Work instructions: Set down all of the data that follows word for word, without the images.

Recorded data:
--- START ---

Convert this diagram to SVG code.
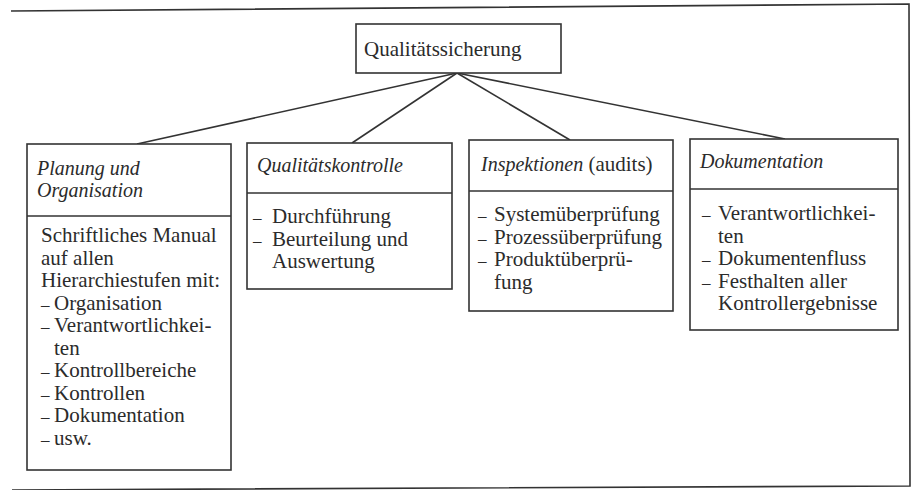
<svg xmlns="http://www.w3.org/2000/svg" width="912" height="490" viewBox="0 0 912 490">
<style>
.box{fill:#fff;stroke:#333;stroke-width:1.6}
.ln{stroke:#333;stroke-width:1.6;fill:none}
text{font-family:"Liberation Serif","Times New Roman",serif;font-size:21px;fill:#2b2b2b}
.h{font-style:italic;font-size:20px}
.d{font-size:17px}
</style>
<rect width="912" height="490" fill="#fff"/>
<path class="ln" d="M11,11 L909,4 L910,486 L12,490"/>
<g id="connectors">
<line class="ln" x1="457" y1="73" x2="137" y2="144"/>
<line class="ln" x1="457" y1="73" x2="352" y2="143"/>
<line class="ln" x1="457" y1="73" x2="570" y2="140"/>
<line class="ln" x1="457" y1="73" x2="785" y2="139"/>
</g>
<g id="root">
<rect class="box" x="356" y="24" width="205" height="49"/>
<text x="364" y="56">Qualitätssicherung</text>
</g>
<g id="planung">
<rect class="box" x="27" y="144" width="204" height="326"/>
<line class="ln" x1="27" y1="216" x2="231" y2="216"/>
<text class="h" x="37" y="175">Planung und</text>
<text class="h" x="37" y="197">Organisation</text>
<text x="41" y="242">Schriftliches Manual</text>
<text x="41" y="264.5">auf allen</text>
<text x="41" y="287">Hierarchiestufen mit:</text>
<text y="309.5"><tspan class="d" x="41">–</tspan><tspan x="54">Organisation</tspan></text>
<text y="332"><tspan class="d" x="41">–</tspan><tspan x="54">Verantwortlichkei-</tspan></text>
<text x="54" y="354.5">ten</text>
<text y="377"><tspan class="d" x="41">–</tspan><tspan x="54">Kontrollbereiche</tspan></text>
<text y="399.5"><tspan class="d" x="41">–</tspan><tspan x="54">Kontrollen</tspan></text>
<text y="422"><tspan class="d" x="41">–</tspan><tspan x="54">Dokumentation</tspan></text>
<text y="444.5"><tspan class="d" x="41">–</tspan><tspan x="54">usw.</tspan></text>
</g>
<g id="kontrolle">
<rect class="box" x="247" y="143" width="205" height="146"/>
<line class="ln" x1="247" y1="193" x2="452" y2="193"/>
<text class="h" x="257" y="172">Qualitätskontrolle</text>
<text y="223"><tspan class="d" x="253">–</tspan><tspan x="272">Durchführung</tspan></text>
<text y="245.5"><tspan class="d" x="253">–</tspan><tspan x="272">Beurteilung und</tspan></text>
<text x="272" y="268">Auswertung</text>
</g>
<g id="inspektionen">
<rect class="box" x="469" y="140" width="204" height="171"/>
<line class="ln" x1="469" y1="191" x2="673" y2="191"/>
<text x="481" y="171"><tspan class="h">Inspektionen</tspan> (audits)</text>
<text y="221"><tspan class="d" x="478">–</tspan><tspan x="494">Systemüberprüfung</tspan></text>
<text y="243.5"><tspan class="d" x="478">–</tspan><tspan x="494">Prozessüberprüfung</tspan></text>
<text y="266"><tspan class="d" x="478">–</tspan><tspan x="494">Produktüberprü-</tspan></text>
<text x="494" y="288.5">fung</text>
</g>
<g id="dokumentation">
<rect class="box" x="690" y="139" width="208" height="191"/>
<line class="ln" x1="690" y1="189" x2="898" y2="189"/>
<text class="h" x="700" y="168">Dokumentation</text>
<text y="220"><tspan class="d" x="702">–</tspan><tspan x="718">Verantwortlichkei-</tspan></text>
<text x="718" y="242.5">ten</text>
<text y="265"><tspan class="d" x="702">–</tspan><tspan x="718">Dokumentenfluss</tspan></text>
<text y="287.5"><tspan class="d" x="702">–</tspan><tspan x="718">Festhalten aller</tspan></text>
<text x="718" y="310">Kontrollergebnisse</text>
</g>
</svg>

--- END ---

Response for this exercise:
Convert this diagram to SVG code.
<svg xmlns="http://www.w3.org/2000/svg" width="912" height="490" viewBox="0 0 912 490">
<style>
.box{fill:#fff;stroke:#333;stroke-width:1.6}
.ln{stroke:#333;stroke-width:1.6;fill:none}
text{font-family:"Liberation Serif","Times New Roman",serif;font-size:21px;fill:#2b2b2b}
.h{font-style:italic;font-size:20px}
.d{font-size:17px}
</style>
<rect width="912" height="490" fill="#fff"/>
<path class="ln" d="M11,11 L909,4 L910,486 L12,490"/>
<g id="connectors">
<line class="ln" x1="457" y1="73" x2="137" y2="144"/>
<line class="ln" x1="457" y1="73" x2="352" y2="143"/>
<line class="ln" x1="457" y1="73" x2="570" y2="140"/>
<line class="ln" x1="457" y1="73" x2="785" y2="139"/>
</g>
<g id="root">
<rect class="box" x="356" y="24" width="205" height="49"/>
<text x="364" y="56">Qualitätssicherung</text>
</g>
<g id="planung">
<rect class="box" x="27" y="144" width="204" height="326"/>
<line class="ln" x1="27" y1="216" x2="231" y2="216"/>
<text class="h" x="37" y="175">Planung und</text>
<text class="h" x="37" y="197">Organisation</text>
<text x="41" y="242">Schriftliches Manual</text>
<text x="41" y="264.5">auf allen</text>
<text x="41" y="287">Hierarchiestufen mit:</text>
<text y="309.5"><tspan class="d" x="41">–</tspan><tspan x="54">Organisation</tspan></text>
<text y="332"><tspan class="d" x="41">–</tspan><tspan x="54">Verantwortlichkei-</tspan></text>
<text x="54" y="354.5">ten</text>
<text y="377"><tspan class="d" x="41">–</tspan><tspan x="54">Kontrollbereiche</tspan></text>
<text y="399.5"><tspan class="d" x="41">–</tspan><tspan x="54">Kontrollen</tspan></text>
<text y="422"><tspan class="d" x="41">–</tspan><tspan x="54">Dokumentation</tspan></text>
<text y="444.5"><tspan class="d" x="41">–</tspan><tspan x="54">usw.</tspan></text>
</g>
<g id="kontrolle">
<rect class="box" x="247" y="143" width="205" height="146"/>
<line class="ln" x1="247" y1="193" x2="452" y2="193"/>
<text class="h" x="257" y="172">Qualitätskontrolle</text>
<text y="223"><tspan class="d" x="253">–</tspan><tspan x="272">Durchführung</tspan></text>
<text y="245.5"><tspan class="d" x="253">–</tspan><tspan x="272">Beurteilung und</tspan></text>
<text x="272" y="268">Auswertung</text>
</g>
<g id="inspektionen">
<rect class="box" x="469" y="140" width="204" height="171"/>
<line class="ln" x1="469" y1="191" x2="673" y2="191"/>
<text x="481" y="171"><tspan class="h">Inspektionen</tspan> (audits)</text>
<text y="221"><tspan class="d" x="478">–</tspan><tspan x="494">Systemüberprüfung</tspan></text>
<text y="243.5"><tspan class="d" x="478">–</tspan><tspan x="494">Prozessüberprüfung</tspan></text>
<text y="266"><tspan class="d" x="478">–</tspan><tspan x="494">Produktüberprü-</tspan></text>
<text x="494" y="288.5">fung</text>
</g>
<g id="dokumentation">
<rect class="box" x="690" y="139" width="208" height="191"/>
<line class="ln" x1="690" y1="189" x2="898" y2="189"/>
<text class="h" x="700" y="168">Dokumentation</text>
<text y="220"><tspan class="d" x="702">–</tspan><tspan x="718">Verantwortlichkei-</tspan></text>
<text x="718" y="242.5">ten</text>
<text y="265"><tspan class="d" x="702">–</tspan><tspan x="718">Dokumentenfluss</tspan></text>
<text y="287.5"><tspan class="d" x="702">–</tspan><tspan x="718">Festhalten aller</tspan></text>
<text x="718" y="310">Kontrollergebnisse</text>
</g>
</svg>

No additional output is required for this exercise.